Color, 1966, 91 mins.

Directed by Don Sharp

Starring Christopher Lee, Barbara Shelley, Richard Pasco, Francis Matthews, Suzan Farmer, Dinsdale Landen, Renee Asherson / Written by Anthony Hinds / Produced by Anthony Nelson Keys / Music by Don Banks / Cinematography by Michael Reed

Format: DVD - Anchor Bay (MSRP $29.99)

Letterboxed (2.10:1) (16x9 enhanced) / Dolby Digital Mono

Stretching out a bit in its quest to cover all of the major historical monsters, Hammer Films turned to the unlikely subject of Rasputin, the mesmeric monk whose exploits inspired a number of book and film treatments. Obviously the only choice to play the lead was Christopher Lee, whose imposing stature and dynamic classical persona could forcefully bring the evildoer to the screen. While the film is rarely noted as one of Hammer's best, horror devotees should find enough to keep them entertained, particularly by counting all of the crossover elements from Dracula, Prince of Darkness, which was shot back to back with this production.

Rasputin (Christopher Lee), a monk living in Czarist Russia, leads an outward life of religious devotion which masks his true nature: a bestial, murdering lout who uses his mysterious powers of hypnotism and his gift for healing as tools of manipulation. In St. Petersburg, he uses the lovely Sonia (Barbara Shelley) to infiltrate the royal family of Nicholas II and exercise his wicked control over Russia itself. However, political forces begin to brew and conspire to bring an end to the monk's subversive reign.

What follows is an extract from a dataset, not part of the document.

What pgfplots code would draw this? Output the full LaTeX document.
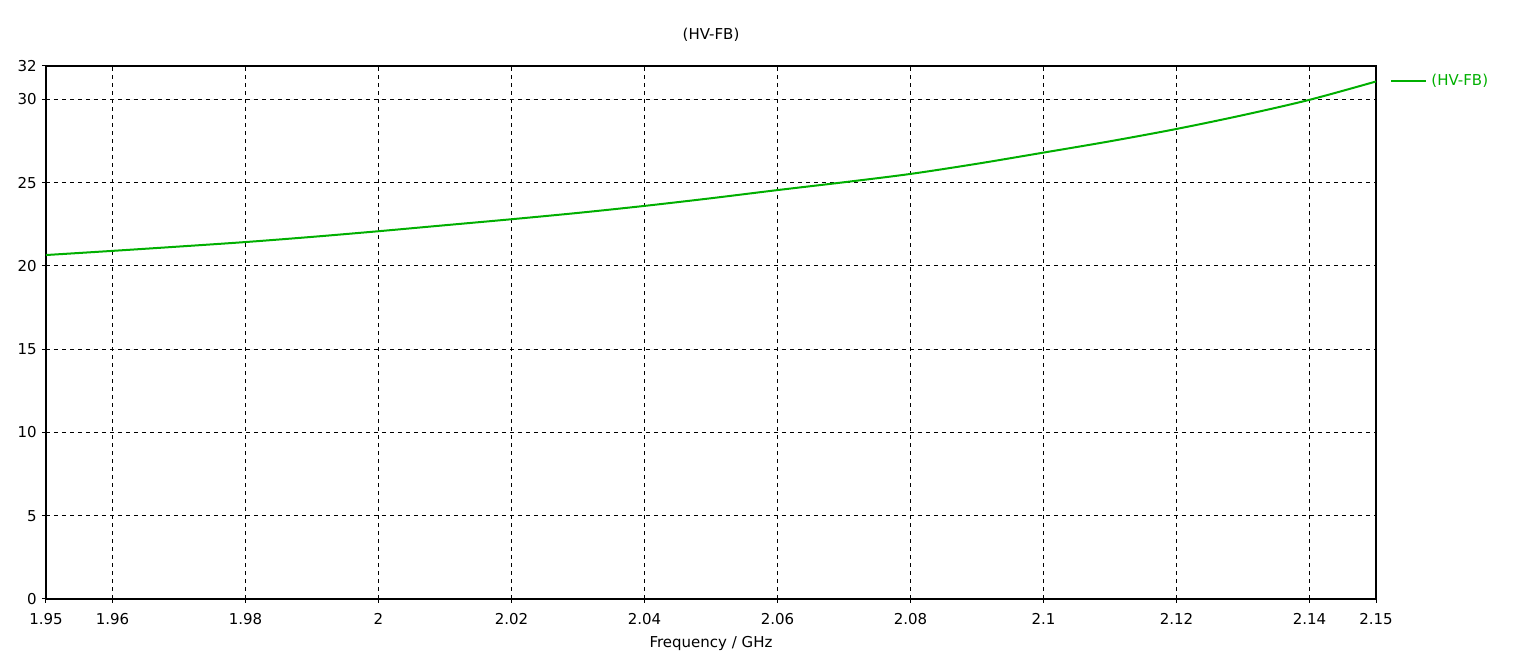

Conveying all the blood and thunder one would expect from a "golden age" Hammer Film, Rasputin barely qualifies as a horror film per se but includes a number of grisly elements, such as a hand amputation and acid in the face (a very popular '60s act of cinematic violence). Lee is at his best here, and the lovely redheaded Barbara Shelley (The Gorgon) always makes a watchable female lead. Director Don Sharp does his usual efficient job, though the results aren't quite up to the lyrical savagery of, say, Kiss of the Vampire. Anchor Bay's DVD looks similar to the Elite laserdisc; as noted in many other sources, the Cinemascope image was trimmed at the sides per Bill Lustig's request to 2.10:1 to avoid some distracting curvature at the edges. The framing still looks fine, with only some marginal cropping in a few scenes. The transfer is colorful though a bit overbright; turning down the brightness control gives the film a much more robust and effective appearance. The mono audio is clean and clear throughout, though not particularly overwhelming. Extras include a running audio commentary track with Lee (in fine witty form), Shelley, Francis Matthews, and Suzan Farmer, all of whom take the listener on a thorough journey through the making of a Hammer title during its heyday. The theatrical trailer and two TV spots (coupled with The Reptile) are also thrown in, along with another fun World of Hammer episode, this time focusing on Christopher Lee in all his heroic and villainous guises.